ANNIVERSARY Countdown (Count-Up?)

Today is Friday, March 7th, 2014. We were married 986 days ago, on June 25th, 2011.


Sunday, February 20, 2011

Meeting Smart (and Cute, Too)

There's a common strategy in women's entertainment ("chick flicks" and "chick lit") of having the two leading characters meet for the first time in some kind of unexpected and endearing way.  It's called "meeting cute."  Examples include:
  • A handsome cop gives a pretty girl a jaywalking ticket (in an episode of the old TV show "Alice")
  • A man and a women who don't know one another happen to be buying pajamas in the same department, and he says "I only need the bottoms" and she says "I only need the top" ("Bluebeard's 8th Wife," a 1938 movie with Claudette Colbert and Gary Cooper)
  • The classic may be "You've Got Mail," when Meg Ryan and Tom Hanks have fallen in love by e-mail only to discover face-to-face that they're direct and hated business rivals.
That's so complicated.  In men's entertainment, it's much simpler.  The guy just has to deliver a pizza to the bored housewife.

Anyway, the way I met Nora is one of my favorite stories.  I was at the end of my second year of grad school at UW-Milwaukee, and had just attended the annual conference of our professional society, the Environmental Design Research Association (EDRA) in Chicago.  I always enjoyed that meeting; it was fun to realize that there were hundreds of people interested in similar work rather than just the handful of fellow students and teachers in Milwaukee.

Once we got back home, one of my colleagues, a first-year student named Habib Chaudhury, gave me a copy of a paper from a session he'd attended.  "I really liked this presentation, and it reminded me of the work you're doing."  And he handed me what turned out to be a treasure map, called "Psychic Homelands: From Wilderness to Zionism."

And Habib was right.  It was one of the most remarkable things I'd read in my field.  Intellectually daring, emotionally generous, beautifully written.  The historian of science Thomas Kuhn talked about "normal science" and "paradigmatic science."  In normal science, the field is incrementally moved forward with a little new information at a time.  But sometimes, an idea comes along that changes not only what we know, but how we think.  "Psychic Homelands" was one of those paradigm-changing moments.
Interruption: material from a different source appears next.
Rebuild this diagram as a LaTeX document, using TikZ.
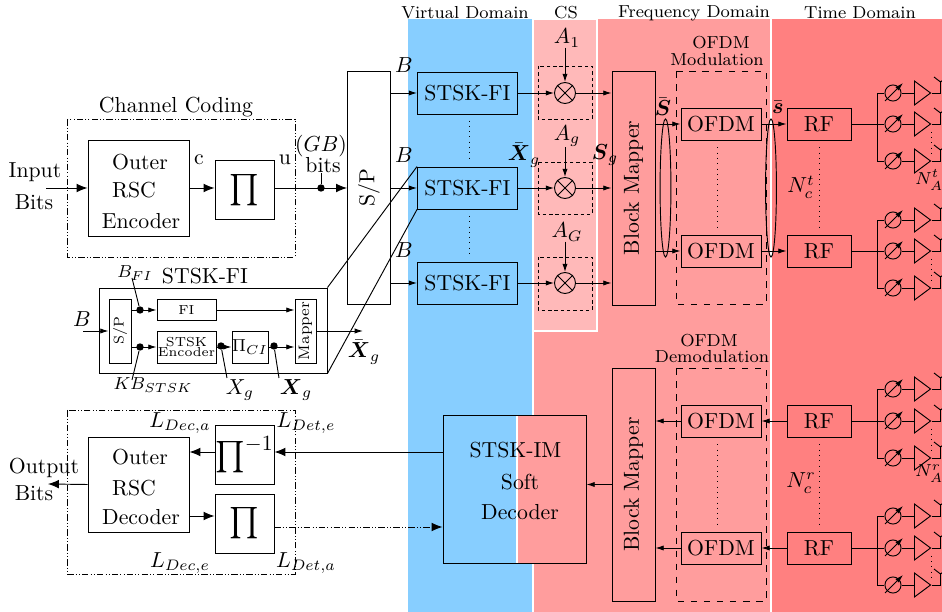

I'd vaguely heard of its author, Dr. Nora J. Rubinstein, before that.  She was one of the New York elite, a leader in the field who was well connected with EDRA's powerhouses.  I didn't write to her to tell her how much her work had meant to me, because a) I'm a shy person, and b) I was this midwestern rube grad student and she was a New York intellectual powerhouse.  But I incorporated her ideas into my work, and made remarkable growth in my research life.

The next year, I happened to run into her at the next iteration of EDRA.  If this was a movie, I'd say that it happened while I was talking to friends about how brilliant that paper was, and that Dr. Rubinstein happened to overhear me and introduced herself.  Or that I was giving my (ultimately award-winning) presentation that drew strongly on her work and she happened to be in the audience.  Fact is, though, I don't actually remember how we met at that conference.  I know that we'd already met before I gave my talk, because I was going to refer to her work in my presentation and I asked her whether she pronounced her last name to rhyme with sheen or shine.  (I remember it now because it's pronounced the same way as Einstein.) 

We went out for Mexican food (we were in San Antonio), and then talked together most of the evening at Sue Wiedemann's annual informal party with her hotel room's bathtub full of ice and bottled beer.  That resulted in us creating a conference session together for the following year in Boston in which we brought five people from each of the three generations of EDRA members (the "founders," the "stalwarts," and the "heirs"), all of whom came together really only because she knew them.

So we worked together for years in different ways, writing and consulting together and periodically losing touch and then re-connecting.  And about five years ago, we discovered that we shared far more than we'd ever thought.  The treasure map had led me to a new land of ideas, and the "X" on the map was Dr. Rubinstein herself.

I think that counts as "meeting cute."